# start of TASK INPUT
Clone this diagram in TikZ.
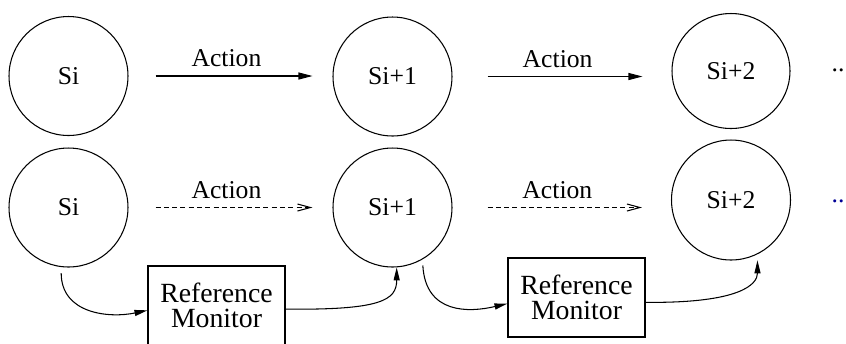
\documentclass[tikz,border=0pt]{standalone}
\usepackage{fontspec}
\setmainfont{Liberation Serif}
\usetikzlibrary{arrows.meta,shapes.geometric}
\definecolor{dotblue}{RGB}{0,0,150}
\begin{document}
\begin{tikzpicture}[x=0.02cm, y=-0.02cm, line width=0.6pt,
  font=\fontsize{14.6}{14.6}\selectfont,
  state/.style={ellipse, draw, inner sep=0pt, minimum width=2.38cm, minimum height=2.38cm},
  monitor/.style={rectangle, draw, inner sep=0pt, minimum width=2.74cm, minimum height=1.58cm, align=center,
    font=\fontsize{15.8}{14.4}\selectfont},
  act/.style={-{Triangle[length=0.28cm,width=0.14cm]}},
  tried/.style={dash pattern=on 0.1cm off 0.066cm, -{Straight Barb[length=0.26cm,width=0.14cm]}},
  check/.style={-{Triangle[length=0.26cm,width=0.12cm]}},
  lbl/.style={inner sep=0pt, above=4.8pt, pos=0.48}]
\useasboundingbox (0,0) rectangle (846,343);
% unchecked run
\node (a1)[state] at (68.5, 76) {Si};
\node (a2)[state] at (392.5, 76.5) {Si+1};
\node (a3)[state, minimum width=2.36cm, minimum height=2.3cm] at (731, 71) {Si+2};
\node (adots)[anchor=base] at (838, 71) {..};
\draw[act, shorten <=0.54cm, shorten >=0.4cm] (a1.east) -- (a1.east -| a2.west) node[lbl] {Action};
\draw[act, shorten <=0.7cm, shorten >=0.58cm] (a2.east) -- (a2.east -| a3.west) node[lbl] {Action};
% run through the reference monitor
\node (b1)[state] at (68.5, 207.5) {Si};
\node (b2)[state] at (392.5, 207.5) {Si+1};
\node (b3)[state, minimum height=2.4cm] at (731, 200) {Si+2};
\node (bdots)[anchor=base, text=dotblue] at (838, 202) {..};
\draw[tried, shorten <=0.54cm, shorten >=0.4cm] (b1.east) -- (b1.east -| b2.west) node[lbl] {Action};
\draw[tried, shorten <=0.7cm, shorten >=0.58cm] (b2.east) -- (b2.east -| b3.west) node[lbl] {Action};
\node (m1)[monitor] at (216.5, 305.5) {Reference\\Monitor};
\node (m2)[monitor] at (576.5, 297.5) {Reference\\Monitor};
\draw[check, shorten <=0.12cm] (b1.-97) .. controls +(0,47) and +(-38,8) .. (m1.184);
\draw[check] (m1.-3) .. controls +(95,1) and +(0,33) .. (b2.-86);
\draw[check, shorten <=0.12cm] (b2.-60) .. controls +(3,55) and +(-38,9) .. (m2.185);
\draw[check, shorten >=0.12cm] (m2.-4) .. controls +(95,1) and +(0,30) .. (b3.-64);
\end{tikzpicture}
\end{document}
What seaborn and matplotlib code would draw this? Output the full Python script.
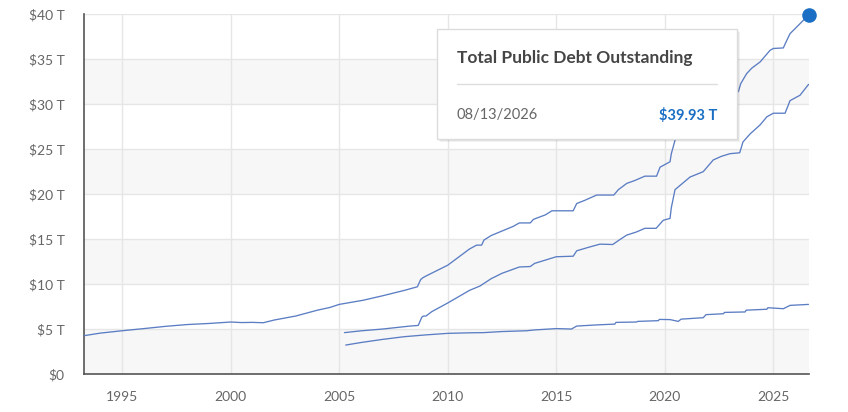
# end of TASK INPUT
All the lines above are to be reproduced exactly, except the pictures.

• [ANSWER TO THE EXERCISE]:
Clone this diagram in TikZ.
\documentclass[tikz,border=0pt]{standalone}
\usepackage{fontspec}
\setmainfont{Liberation Serif}
\usetikzlibrary{arrows.meta,shapes.geometric}
\definecolor{dotblue}{RGB}{0,0,150}
\begin{document}
\begin{tikzpicture}[x=0.02cm, y=-0.02cm, line width=0.6pt,
  font=\fontsize{14.6}{14.6}\selectfont,
  state/.style={ellipse, draw, inner sep=0pt, minimum width=2.38cm, minimum height=2.38cm},
  monitor/.style={rectangle, draw, inner sep=0pt, minimum width=2.74cm, minimum height=1.58cm, align=center,
    font=\fontsize{15.8}{14.4}\selectfont},
  act/.style={-{Triangle[length=0.28cm,width=0.14cm]}},
  tried/.style={dash pattern=on 0.1cm off 0.066cm, -{Straight Barb[length=0.26cm,width=0.14cm]}},
  check/.style={-{Triangle[length=0.26cm,width=0.12cm]}},
  lbl/.style={inner sep=0pt, above=4.8pt, pos=0.48}]
\useasboundingbox (0,0) rectangle (846,343);
% unchecked run
\node (a1)[state] at (68.5, 76) {Si};
\node (a2)[state] at (392.5, 76.5) {Si+1};
\node (a3)[state, minimum width=2.36cm, minimum height=2.3cm] at (731, 71) {Si+2};
\node (adots)[anchor=base] at (838, 71) {..};
\draw[act, shorten <=0.54cm, shorten >=0.4cm] (a1.east) -- (a1.east -| a2.west) node[lbl] {Action};
\draw[act, shorten <=0.7cm, shorten >=0.58cm] (a2.east) -- (a2.east -| a3.west) node[lbl] {Action};
% run through the reference monitor
\node (b1)[state] at (68.5, 207.5) {Si};
\node (b2)[state] at (392.5, 207.5) {Si+1};
\node (b3)[state, minimum height=2.4cm] at (731, 200) {Si+2};
\node (bdots)[anchor=base, text=dotblue] at (838, 202) {..};
\draw[tried, shorten <=0.54cm, shorten >=0.4cm] (b1.east) -- (b1.east -| b2.west) node[lbl] {Action};
\draw[tried, shorten <=0.7cm, shorten >=0.58cm] (b2.east) -- (b2.east -| b3.west) node[lbl] {Action};
\node (m1)[monitor] at (216.5, 305.5) {Reference\\Monitor};
\node (m2)[monitor] at (576.5, 297.5) {Reference\\Monitor};
\draw[check, shorten <=0.12cm] (b1.-97) .. controls +(0,47) and +(-38,8) .. (m1.184);
\draw[check] (m1.-3) .. controls +(95,1) and +(0,33) .. (b2.-86);
\draw[check, shorten <=0.12cm] (b2.-60) .. controls +(3,55) and +(-38,9) .. (m2.185);
\draw[check, shorten >=0.12cm] (m2.-4) .. controls +(95,1) and +(0,30) .. (b3.-64);
\end{tikzpicture}
\end{document}
What seaborn and matplotlib code would draw this? Output the full Python script.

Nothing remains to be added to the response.